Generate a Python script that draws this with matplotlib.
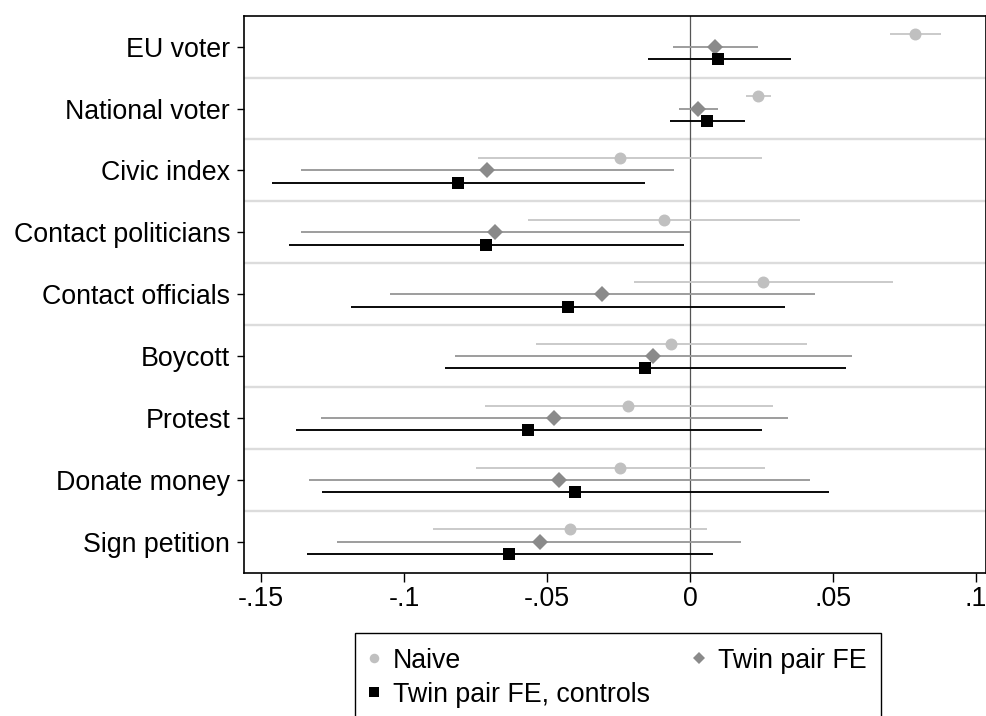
import matplotlib
matplotlib.use("Agg")
from matplotlib import pyplot as plt
from matplotlib.lines import Line2D
from matplotlib.ticker import FixedLocator
import numpy as np

plt.rcParams['font.family'] = ['Liberation Sans', 'DejaVu Sans']

outcomes = ['EU voter', 'National voter', 'Civic index', 'Contact politicians',
            'Contact officials', 'Boycott', 'Protest', 'Donate money', 'Sign petition']

# point estimates and 95% CI bounds
naive_b  = [0.0788, 0.0238, -0.0245, -0.0091, 0.0255, -0.0066, -0.0216, -0.0243, -0.0420]
naive_lo = [0.0700, 0.0194, -0.0740, -0.0565, -0.0197, -0.0538, -0.0718, -0.0747, -0.0899]
naive_hi = [0.0878, 0.0282, 0.0250, 0.0384, 0.0708, 0.0410, 0.0290, 0.0261, 0.0059]

fe_b  = [0.0089, 0.0029, -0.0708, -0.0683, -0.0307, -0.0130, -0.0474, -0.0459, -0.0526]
fe_lo = [-0.0059, -0.0039, -0.1360, -0.1360, -0.1049, -0.0823, -0.1290, -0.1332, -0.1233]
fe_hi = [0.0239, 0.0099, -0.0057, 0.0000, 0.0438, 0.0567, 0.0344, 0.0418, 0.0179]

ctrl_b  = [0.0099, 0.0061, -0.0810, -0.0712, -0.0425, -0.0157, -0.0565, -0.0401, -0.0632]
ctrl_lo = [-0.0148, -0.0071, -0.1460, -0.1403, -0.1184, -0.0858, -0.1378, -0.1285, -0.1339]
ctrl_hi = [0.0352, 0.0191, -0.0157, -0.0022, 0.0332, 0.0546, 0.0251, 0.0487, 0.0079]

xticks = [-0.15, -0.1, -0.05, 0, 0.05, 0.1]
xticklabels = ['-.15', '-.1', '-.05', '0', '.05', '.1']

series = [
    ('Naive', naive_b, naive_lo, naive_hi, -0.2, 'o', 8.6, '#c0c0c0', '#c8c8c8'),
    ('Twin pair FE', fe_b, fe_lo, fe_hi, 0.0, 'D', 7.8, '#8a8a8a', '#999999'),
    ('Twin pair FE, controls', ctrl_b, ctrl_lo, ctrl_hi, 0.2, 's', 8.8, 'black', 'black'),
]

fig = plt.figure(figsize=(9.86, 7.16), dpi=100)
ax = fig.add_axes([0.2475, 0.2001, 0.752, 0.778])

y = np.arange(len(outcomes))

# separators between outcome groups
for k in range(len(outcomes) - 1):
    ax.axhline(k + 0.5, color='#dcdcdc', lw=1.7, zorder=0)
ax.axvline(0, color='#555555', lw=0.9, zorder=1)

handles = {}
for name, b, lo, hi, off, mk, ms, mcol, lcol in series:
    ax.hlines(y + off, lo, hi, color=lcol, lw=1.35, zorder=2)
    ax.plot(b, y + off, linestyle='none', marker=mk, markersize=ms,
            color=mcol, markeredgewidth=0, zorder=3)
    handles[name] = Line2D([], [], linestyle='none', marker=mk, markersize=ms * 0.8,
                           color=mcol, markeredgewidth=0)

ax.set_xlim(-0.1559, 0.1033)
ax.set_ylim(len(outcomes) - 0.5, -0.5)
ax.set_yticks(y)
ax.set_yticklabels(outcomes)
ax.xaxis.set_major_locator(FixedLocator(xticks))
ax.set_xticklabels(xticklabels)
ax.tick_params(axis='y', length=5, width=1, pad=5, labelsize=19.3)
ax.tick_params(axis='x', length=6.5, width=1, pad=3, labelsize=19.3)
for s in ax.spines.values():
    s.set_linewidth(1.2)

order = ['Naive', 'Twin pair FE, controls', 'Twin pair FE']
leg = fig.legend([handles[k] for k in order], order, ncol=2, loc='upper left',
                 bbox_to_anchor=(355 / 986, 1 - 633 / 716), borderaxespad=0,
                 fontsize=19.3, frameon=True, fancybox=False, edgecolor='black',
                 framealpha=1, handlelength=0.3, handletextpad=0.55,
                 columnspacing=1.7, borderpad=0.55, labelspacing=0.3)
leg.get_frame().set_linewidth(1.0)

plt.savefig('out.png', dpi=100)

+++

## Instruction
All of the data above should be transcribed verbatim, with pictures omitted.

## Exercise response
Generate a Python script that draws this with matplotlib.
import matplotlib
matplotlib.use("Agg")
from matplotlib import pyplot as plt
from matplotlib.lines import Line2D
from matplotlib.ticker import FixedLocator
import numpy as np

plt.rcParams['font.family'] = ['Liberation Sans', 'DejaVu Sans']

outcomes = ['EU voter', 'National voter', 'Civic index', 'Contact politicians',
            'Contact officials', 'Boycott', 'Protest', 'Donate money', 'Sign petition']

# point estimates and 95% CI bounds
naive_b  = [0.0788, 0.0238, -0.0245, -0.0091, 0.0255, -0.0066, -0.0216, -0.0243, -0.0420]
naive_lo = [0.0700, 0.0194, -0.0740, -0.0565, -0.0197, -0.0538, -0.0718, -0.0747, -0.0899]
naive_hi = [0.0878, 0.0282, 0.0250, 0.0384, 0.0708, 0.0410, 0.0290, 0.0261, 0.0059]

fe_b  = [0.0089, 0.0029, -0.0708, -0.0683, -0.0307, -0.0130, -0.0474, -0.0459, -0.0526]
fe_lo = [-0.0059, -0.0039, -0.1360, -0.1360, -0.1049, -0.0823, -0.1290, -0.1332, -0.1233]
fe_hi = [0.0239, 0.0099, -0.0057, 0.0000, 0.0438, 0.0567, 0.0344, 0.0418, 0.0179]

ctrl_b  = [0.0099, 0.0061, -0.0810, -0.0712, -0.0425, -0.0157, -0.0565, -0.0401, -0.0632]
ctrl_lo = [-0.0148, -0.0071, -0.1460, -0.1403, -0.1184, -0.0858, -0.1378, -0.1285, -0.1339]
ctrl_hi = [0.0352, 0.0191, -0.0157, -0.0022, 0.0332, 0.0546, 0.0251, 0.0487, 0.0079]

xticks = [-0.15, -0.1, -0.05, 0, 0.05, 0.1]
xticklabels = ['-.15', '-.1', '-.05', '0', '.05', '.1']

series = [
    ('Naive', naive_b, naive_lo, naive_hi, -0.2, 'o', 8.6, '#c0c0c0', '#c8c8c8'),
    ('Twin pair FE', fe_b, fe_lo, fe_hi, 0.0, 'D', 7.8, '#8a8a8a', '#999999'),
    ('Twin pair FE, controls', ctrl_b, ctrl_lo, ctrl_hi, 0.2, 's', 8.8, 'black', 'black'),
]

fig = plt.figure(figsize=(9.86, 7.16), dpi=100)
ax = fig.add_axes([0.2475, 0.2001, 0.752, 0.778])

y = np.arange(len(outcomes))

# separators between outcome groups
for k in range(len(outcomes) - 1):
    ax.axhline(k + 0.5, color='#dcdcdc', lw=1.7, zorder=0)
ax.axvline(0, color='#555555', lw=0.9, zorder=1)

handles = {}
for name, b, lo, hi, off, mk, ms, mcol, lcol in series:
    ax.hlines(y + off, lo, hi, color=lcol, lw=1.35, zorder=2)
    ax.plot(b, y + off, linestyle='none', marker=mk, markersize=ms,
            color=mcol, markeredgewidth=0, zorder=3)
    handles[name] = Line2D([], [], linestyle='none', marker=mk, markersize=ms * 0.8,
                           color=mcol, markeredgewidth=0)

ax.set_xlim(-0.1559, 0.1033)
ax.set_ylim(len(outcomes) - 0.5, -0.5)
ax.set_yticks(y)
ax.set_yticklabels(outcomes)
ax.xaxis.set_major_locator(FixedLocator(xticks))
ax.set_xticklabels(xticklabels)
ax.tick_params(axis='y', length=5, width=1, pad=5, labelsize=19.3)
ax.tick_params(axis='x', length=6.5, width=1, pad=3, labelsize=19.3)
for s in ax.spines.values():
    s.set_linewidth(1.2)

order = ['Naive', 'Twin pair FE, controls', 'Twin pair FE']
leg = fig.legend([handles[k] for k in order], order, ncol=2, loc='upper left',
                 bbox_to_anchor=(355 / 986, 1 - 633 / 716), borderaxespad=0,
                 fontsize=19.3, frameon=True, fancybox=False, edgecolor='black',
                 framealpha=1, handlelength=0.3, handletextpad=0.55,
                 columnspacing=1.7, borderpad=0.55, labelspacing=0.3)
leg.get_frame().set_linewidth(1.0)

plt.savefig('out.png', dpi=100)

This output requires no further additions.